Just like with bicycles, the change in car transmissions has come quickly. In the 1950’s the ubiquitous G.M. Powerglide was a 2 speed automatic. Manual transmissions of the day were three speeds with the shifter on the steering column (Three on the Tree). In the 1960s, G.M. stepped up to the 3 speed HydroMatic while little economy cars like the Volkswagen Beetle were considered sporty with a 4 speed manual (Four on the Floor).
Some automatics went to 5 and 6 speeds in the 1990’s with a jump to 7 and 8 speeds for high end stuff in the early 2000’s. Packing more gears into a transmission housing in a big car isn’t difficult. But the problem occurs in compacts and sub-compacts.
First of all, there isn’t much space available under the hood. Secondly, small cars with front wheel drive have the engines and transmissions running across the car, transverse rather than lengthwise – East/West not North/South. The short width between the front wheels determines how wide the trannies can be and that limits the number of gears that can fit inside.

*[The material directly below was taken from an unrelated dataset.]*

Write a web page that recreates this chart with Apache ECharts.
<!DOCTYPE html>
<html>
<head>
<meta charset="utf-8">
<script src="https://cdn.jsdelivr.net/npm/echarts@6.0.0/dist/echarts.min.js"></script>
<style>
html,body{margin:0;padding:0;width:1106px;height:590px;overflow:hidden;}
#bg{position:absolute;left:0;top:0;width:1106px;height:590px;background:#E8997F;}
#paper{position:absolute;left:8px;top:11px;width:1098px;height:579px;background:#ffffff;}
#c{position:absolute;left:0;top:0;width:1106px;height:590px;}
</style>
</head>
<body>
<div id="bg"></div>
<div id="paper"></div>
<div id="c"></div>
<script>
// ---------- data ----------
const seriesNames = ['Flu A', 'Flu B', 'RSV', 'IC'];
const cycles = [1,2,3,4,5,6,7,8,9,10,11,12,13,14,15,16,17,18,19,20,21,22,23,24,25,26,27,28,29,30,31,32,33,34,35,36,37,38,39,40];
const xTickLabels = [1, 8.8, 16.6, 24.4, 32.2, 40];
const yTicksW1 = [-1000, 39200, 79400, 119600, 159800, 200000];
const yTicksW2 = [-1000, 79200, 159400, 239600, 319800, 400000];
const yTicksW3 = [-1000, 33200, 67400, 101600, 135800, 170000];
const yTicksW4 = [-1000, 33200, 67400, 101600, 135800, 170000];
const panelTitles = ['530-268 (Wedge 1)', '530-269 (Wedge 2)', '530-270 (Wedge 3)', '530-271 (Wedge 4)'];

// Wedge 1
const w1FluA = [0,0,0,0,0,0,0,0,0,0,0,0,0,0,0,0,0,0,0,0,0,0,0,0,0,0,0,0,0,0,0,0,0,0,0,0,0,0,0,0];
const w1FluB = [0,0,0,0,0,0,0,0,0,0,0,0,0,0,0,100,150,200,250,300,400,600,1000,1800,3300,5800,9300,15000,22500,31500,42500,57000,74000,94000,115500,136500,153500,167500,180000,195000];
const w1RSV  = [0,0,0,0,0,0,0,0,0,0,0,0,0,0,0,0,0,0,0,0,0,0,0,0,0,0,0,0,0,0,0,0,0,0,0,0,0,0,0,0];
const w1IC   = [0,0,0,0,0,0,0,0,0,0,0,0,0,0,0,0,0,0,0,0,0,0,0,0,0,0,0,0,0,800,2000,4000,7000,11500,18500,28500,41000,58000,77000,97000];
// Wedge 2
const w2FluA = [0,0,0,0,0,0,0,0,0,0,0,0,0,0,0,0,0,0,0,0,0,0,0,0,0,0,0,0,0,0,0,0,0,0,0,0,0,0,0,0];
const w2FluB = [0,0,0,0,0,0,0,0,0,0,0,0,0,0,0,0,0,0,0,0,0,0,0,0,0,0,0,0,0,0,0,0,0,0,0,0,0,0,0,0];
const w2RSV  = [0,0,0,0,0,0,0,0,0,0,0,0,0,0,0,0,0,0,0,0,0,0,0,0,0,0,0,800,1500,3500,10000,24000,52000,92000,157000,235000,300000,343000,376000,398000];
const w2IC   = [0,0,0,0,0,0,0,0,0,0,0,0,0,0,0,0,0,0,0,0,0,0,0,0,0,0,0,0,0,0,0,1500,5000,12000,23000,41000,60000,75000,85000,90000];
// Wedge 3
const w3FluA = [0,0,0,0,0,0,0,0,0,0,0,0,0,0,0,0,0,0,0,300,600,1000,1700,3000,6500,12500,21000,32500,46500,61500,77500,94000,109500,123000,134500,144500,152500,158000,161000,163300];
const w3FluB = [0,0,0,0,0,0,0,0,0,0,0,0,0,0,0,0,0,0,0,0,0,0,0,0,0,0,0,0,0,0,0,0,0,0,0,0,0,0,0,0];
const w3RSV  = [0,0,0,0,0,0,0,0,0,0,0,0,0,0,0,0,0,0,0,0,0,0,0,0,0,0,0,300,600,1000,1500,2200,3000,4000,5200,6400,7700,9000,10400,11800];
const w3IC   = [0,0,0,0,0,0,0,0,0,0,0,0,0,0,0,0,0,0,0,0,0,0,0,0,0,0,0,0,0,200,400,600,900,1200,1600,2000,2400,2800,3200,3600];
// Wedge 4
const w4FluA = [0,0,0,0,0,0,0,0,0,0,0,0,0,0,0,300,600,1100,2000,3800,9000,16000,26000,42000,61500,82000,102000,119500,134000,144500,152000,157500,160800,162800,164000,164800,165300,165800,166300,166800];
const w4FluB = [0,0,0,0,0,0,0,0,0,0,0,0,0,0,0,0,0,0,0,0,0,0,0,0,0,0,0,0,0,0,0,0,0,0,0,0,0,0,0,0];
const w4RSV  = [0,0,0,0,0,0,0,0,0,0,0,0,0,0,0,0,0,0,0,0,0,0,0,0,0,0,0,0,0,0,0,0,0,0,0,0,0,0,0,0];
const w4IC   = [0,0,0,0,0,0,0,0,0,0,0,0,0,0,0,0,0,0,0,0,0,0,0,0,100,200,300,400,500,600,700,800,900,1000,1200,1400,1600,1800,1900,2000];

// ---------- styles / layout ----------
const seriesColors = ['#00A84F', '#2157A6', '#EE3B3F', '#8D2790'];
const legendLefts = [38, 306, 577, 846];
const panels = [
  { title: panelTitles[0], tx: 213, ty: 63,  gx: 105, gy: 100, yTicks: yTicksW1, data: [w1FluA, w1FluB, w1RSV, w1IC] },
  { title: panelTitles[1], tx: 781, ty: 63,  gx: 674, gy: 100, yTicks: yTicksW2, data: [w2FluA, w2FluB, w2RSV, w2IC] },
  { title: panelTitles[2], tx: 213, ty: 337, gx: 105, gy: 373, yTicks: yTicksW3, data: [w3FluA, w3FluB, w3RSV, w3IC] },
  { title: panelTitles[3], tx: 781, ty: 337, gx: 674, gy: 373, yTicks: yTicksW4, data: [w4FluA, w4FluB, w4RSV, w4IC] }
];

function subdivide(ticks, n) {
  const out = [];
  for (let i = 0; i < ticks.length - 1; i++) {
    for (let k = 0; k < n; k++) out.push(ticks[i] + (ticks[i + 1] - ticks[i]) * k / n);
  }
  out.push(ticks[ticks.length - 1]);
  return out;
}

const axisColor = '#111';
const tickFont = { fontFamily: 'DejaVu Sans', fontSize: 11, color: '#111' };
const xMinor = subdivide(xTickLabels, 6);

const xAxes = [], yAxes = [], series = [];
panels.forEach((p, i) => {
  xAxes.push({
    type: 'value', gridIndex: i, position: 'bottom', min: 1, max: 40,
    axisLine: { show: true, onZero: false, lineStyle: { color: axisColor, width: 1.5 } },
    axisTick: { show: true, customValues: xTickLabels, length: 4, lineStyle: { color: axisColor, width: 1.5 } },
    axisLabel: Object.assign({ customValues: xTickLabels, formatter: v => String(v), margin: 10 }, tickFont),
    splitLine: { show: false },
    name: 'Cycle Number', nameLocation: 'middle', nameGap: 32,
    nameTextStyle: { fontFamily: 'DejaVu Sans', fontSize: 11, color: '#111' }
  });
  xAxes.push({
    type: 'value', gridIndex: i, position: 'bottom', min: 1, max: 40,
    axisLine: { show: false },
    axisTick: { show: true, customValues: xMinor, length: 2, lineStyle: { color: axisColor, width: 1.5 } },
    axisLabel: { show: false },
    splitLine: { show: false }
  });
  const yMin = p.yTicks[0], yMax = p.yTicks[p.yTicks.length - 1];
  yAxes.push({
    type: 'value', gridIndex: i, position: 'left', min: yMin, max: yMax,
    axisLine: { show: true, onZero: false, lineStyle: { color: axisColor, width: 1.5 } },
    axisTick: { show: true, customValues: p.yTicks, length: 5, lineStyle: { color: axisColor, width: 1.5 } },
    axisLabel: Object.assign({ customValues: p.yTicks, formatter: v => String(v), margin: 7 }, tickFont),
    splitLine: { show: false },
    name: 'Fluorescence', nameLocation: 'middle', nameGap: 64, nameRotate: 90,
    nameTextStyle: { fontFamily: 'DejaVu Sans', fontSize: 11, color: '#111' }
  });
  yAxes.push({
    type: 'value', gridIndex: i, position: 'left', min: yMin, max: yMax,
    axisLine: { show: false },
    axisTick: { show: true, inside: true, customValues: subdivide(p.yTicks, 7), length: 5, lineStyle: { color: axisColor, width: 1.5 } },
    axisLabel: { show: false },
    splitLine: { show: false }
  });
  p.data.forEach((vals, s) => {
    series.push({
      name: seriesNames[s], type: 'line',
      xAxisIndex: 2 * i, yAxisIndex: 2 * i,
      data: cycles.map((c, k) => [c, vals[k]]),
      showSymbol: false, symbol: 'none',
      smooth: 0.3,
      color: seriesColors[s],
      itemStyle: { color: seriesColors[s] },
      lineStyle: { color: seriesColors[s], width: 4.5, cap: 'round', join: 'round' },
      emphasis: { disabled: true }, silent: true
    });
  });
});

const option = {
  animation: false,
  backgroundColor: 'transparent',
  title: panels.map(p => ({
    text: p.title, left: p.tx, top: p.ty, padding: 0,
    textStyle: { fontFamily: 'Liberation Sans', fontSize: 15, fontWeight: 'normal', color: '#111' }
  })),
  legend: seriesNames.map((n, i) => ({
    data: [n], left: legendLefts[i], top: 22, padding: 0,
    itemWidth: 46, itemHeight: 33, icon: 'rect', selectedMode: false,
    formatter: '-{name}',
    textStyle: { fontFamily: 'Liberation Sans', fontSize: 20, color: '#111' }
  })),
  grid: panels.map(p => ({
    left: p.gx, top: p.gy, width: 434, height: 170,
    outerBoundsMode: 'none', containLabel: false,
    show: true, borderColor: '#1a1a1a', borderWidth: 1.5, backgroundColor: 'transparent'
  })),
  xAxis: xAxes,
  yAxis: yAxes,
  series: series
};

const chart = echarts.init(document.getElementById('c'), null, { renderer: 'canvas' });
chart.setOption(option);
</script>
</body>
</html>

For example, there’s not enough room in subcompacts like the Ford Fiesta and Chevrolet Sonic to jam in a 7 or 8 speed transmission. As a result, they don’t achieve fuel economy as good as the larger Ford Focus and Chevy Cruze which have room for a bigger transmission with more gears. That’s why the smaller the car, the more likely it is to have a CVT - a continuously variable transmission.
A compact CVT with its pulleys and belts produces an infinite number of gear ratios. Some people don’t find them much fun to drive but that’s the way a small, inexpensive car closes the fuel economy gap with larger, more expensive cars with their fancy 6 or 8 speed trannies.

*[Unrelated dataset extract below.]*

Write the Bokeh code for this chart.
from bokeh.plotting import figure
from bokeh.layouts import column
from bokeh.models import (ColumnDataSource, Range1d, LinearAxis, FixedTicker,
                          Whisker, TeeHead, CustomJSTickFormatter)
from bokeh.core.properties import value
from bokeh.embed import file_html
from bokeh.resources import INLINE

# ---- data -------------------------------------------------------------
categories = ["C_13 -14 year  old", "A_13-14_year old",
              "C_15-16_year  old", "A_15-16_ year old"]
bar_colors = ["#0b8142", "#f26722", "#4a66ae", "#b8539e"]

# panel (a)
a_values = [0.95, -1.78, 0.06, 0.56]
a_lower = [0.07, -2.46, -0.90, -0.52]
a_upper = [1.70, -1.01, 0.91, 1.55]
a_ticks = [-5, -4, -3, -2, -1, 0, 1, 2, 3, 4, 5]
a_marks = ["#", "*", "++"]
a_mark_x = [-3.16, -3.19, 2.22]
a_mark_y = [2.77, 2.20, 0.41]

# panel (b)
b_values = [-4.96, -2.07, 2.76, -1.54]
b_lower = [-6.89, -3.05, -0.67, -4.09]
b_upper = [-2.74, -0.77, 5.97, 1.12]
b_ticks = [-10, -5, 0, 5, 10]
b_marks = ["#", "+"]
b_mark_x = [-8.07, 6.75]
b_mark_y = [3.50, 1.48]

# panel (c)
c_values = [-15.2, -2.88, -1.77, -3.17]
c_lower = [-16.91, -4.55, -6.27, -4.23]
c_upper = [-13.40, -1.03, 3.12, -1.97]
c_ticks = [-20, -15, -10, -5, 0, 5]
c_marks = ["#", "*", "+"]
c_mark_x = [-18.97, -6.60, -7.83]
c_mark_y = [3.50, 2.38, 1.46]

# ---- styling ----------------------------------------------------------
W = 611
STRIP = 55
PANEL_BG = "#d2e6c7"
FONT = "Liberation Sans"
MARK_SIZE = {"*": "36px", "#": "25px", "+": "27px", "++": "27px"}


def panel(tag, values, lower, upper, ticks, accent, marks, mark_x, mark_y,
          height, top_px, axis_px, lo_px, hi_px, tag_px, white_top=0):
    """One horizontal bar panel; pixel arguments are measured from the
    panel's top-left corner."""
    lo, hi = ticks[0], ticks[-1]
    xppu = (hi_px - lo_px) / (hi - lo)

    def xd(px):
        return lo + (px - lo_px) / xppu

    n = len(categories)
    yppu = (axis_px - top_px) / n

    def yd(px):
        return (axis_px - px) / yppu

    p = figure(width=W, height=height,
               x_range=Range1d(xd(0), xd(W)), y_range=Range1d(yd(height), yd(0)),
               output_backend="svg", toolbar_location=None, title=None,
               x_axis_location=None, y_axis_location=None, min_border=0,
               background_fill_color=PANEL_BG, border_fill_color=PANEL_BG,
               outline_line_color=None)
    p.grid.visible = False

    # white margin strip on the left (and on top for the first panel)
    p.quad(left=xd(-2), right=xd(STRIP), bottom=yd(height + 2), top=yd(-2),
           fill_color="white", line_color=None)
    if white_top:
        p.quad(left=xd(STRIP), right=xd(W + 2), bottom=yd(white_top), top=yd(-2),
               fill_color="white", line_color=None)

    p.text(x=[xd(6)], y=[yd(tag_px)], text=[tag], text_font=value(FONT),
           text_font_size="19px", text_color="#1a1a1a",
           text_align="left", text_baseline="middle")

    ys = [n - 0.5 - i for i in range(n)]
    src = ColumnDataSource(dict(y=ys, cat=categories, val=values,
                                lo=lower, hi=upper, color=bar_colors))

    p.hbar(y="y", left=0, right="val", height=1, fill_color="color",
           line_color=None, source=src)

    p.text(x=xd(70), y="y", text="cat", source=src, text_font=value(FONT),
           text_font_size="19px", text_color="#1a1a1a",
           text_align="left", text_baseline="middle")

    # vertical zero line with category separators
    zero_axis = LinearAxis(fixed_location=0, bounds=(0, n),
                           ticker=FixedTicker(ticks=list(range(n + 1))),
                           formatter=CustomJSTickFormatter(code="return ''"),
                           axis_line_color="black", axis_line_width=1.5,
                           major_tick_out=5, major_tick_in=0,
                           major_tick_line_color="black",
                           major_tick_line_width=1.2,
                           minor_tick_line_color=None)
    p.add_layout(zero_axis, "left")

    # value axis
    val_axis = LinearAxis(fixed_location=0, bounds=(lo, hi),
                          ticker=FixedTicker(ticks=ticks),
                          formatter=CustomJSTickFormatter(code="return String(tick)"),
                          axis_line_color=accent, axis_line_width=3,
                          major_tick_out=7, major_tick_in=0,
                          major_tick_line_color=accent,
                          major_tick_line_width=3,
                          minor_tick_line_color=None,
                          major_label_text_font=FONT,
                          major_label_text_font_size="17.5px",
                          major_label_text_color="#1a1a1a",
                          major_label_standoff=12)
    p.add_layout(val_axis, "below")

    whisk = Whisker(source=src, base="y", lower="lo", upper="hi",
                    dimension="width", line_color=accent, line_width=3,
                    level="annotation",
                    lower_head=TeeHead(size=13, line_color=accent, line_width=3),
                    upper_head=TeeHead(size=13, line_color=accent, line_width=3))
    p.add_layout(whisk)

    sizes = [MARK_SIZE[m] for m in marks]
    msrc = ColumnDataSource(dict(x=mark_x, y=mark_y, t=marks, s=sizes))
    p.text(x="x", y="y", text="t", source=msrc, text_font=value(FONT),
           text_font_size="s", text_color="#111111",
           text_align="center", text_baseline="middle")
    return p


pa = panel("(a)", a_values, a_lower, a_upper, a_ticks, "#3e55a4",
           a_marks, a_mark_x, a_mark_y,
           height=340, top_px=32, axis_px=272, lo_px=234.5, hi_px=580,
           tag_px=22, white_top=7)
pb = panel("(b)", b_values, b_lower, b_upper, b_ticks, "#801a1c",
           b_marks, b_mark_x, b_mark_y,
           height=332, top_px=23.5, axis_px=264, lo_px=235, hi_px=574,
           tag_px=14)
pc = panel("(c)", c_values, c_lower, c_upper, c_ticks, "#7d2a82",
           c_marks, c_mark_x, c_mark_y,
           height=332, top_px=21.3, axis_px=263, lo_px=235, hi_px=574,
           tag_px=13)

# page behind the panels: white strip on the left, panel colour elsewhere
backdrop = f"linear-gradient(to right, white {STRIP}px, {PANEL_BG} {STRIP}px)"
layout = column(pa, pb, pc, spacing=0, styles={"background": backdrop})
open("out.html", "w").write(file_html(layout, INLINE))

Adding more gears is a way to have both good acceleration and quiet highway cruising with decent fuel economy. More gears, more miles is the rule; it’s not just for “bragging rights.” However the more gears you add, the more mechanical complexity and cost to build it. Plus there’s the annoyance of excessive gear changing if you have too many ratios and the tranny shifts up and down all the time. That’s why they build in sophisticated electronic control systems to keep the number of gear changes at a reasonable level.
So whether you want them or not, they’re coming. Some luxury cars have 7 or 8 speeds now; almost everything will have 10 speeds soon. GM and Ford are about to get busy on it; Hyundai is working on it now. These new trannies will eventually make your current car as obsolete as my 10 speed bike.